When the Nagle's purchased the house it had no electricity or plumbing! They pretty much made the improvements that were in the house at the time we purchased it.

The Glenn family is buried in the North Lake Cemetery as are several of their children.

Having an old house is like having a dog. It requires a lot of attention but gives you an instant connection with other people who like them. You always have something to complain about!

Wednesday, February 13, 2008

Happy Valentines Day!


Roses are red,
Tulips are pink,
When it comes to poetry,
I really stink!

I hope you all have a perfect Valentine's Day! And may Spring be just around the corner!


Thursday, February 7, 2008

Thanks for the Kind Thoughts!

Thank you to the many of you who sent such nice get well wishes! There are so many nice folks out in blogland. I am playing catch-up and will be visiting everyone soon. I managed to pass the stone and in the doctor's efforts to push one out, they shook another loose! Fortunately, the second one doesn't hurt and is working its way out. I go in next week for the pulverising of the one that remains that is too big. Don't know much about the procedure and don't want to! I'll find out the gorey details when I get there! Meanwhile, I'm feeling great again. I've been reading, baking and quilting! So let me show you what I've been doing aside from staying out of the snow storms.
I realize that you are a busy bunch but please take some time and read these books. The first is a facinating look at the food we eat. The author follows several meals from the corn in the field and the cows in the feedlots to the table, the mushrooms in the forest, and the hunter's contribution to the table. It is excellent, sometimes painful but a must read.
The second book In defense of Food is about what kinds of food make sense to eat, the dangers of the Western diet and what we can do about it. Much shorter that the first but packed with excellent information and suggestions.

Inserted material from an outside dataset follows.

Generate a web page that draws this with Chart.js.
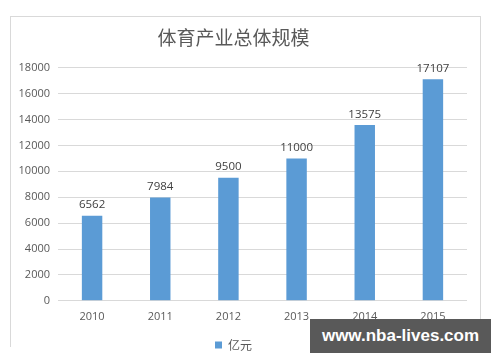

I found this book recommended on several other blogs- Gardens By The Lake and Breadbasket Case. I had to give it a try and love it! For busy people who want to bake and not be tied to babysitting dough this is the answer. Not only does the book contain excellent bread and sweet roll recipes but also had recipes for things to eat with particular breads and what to do with some of the leftovers! The secret is that you mix- without kneading- four or more loaves at a time and store the dough in the refrigerator. When you want you take some out, let it sit (usually 40 minutes) then bake it off. Here I deviated from their suggestion of the pan with hot water for the steam in the oven and I substituted the Cook's Illustraited technique of baking it in the cast iron Dutch oven- perfect! The dough can be stored for more than a week so you have plenty of time to use it up! The one recipe I have tried came out crusty and good!

So here's the update on the quilt.
It's together and I've started on the quilting part. I am really happy with the backing I used because the colors are perfect for the top and it's a little jazzy!


Looks like this one will take me through the winter.

I hope you're all keeping warm. I have been dreaming of Italian Cypress and Olive trees!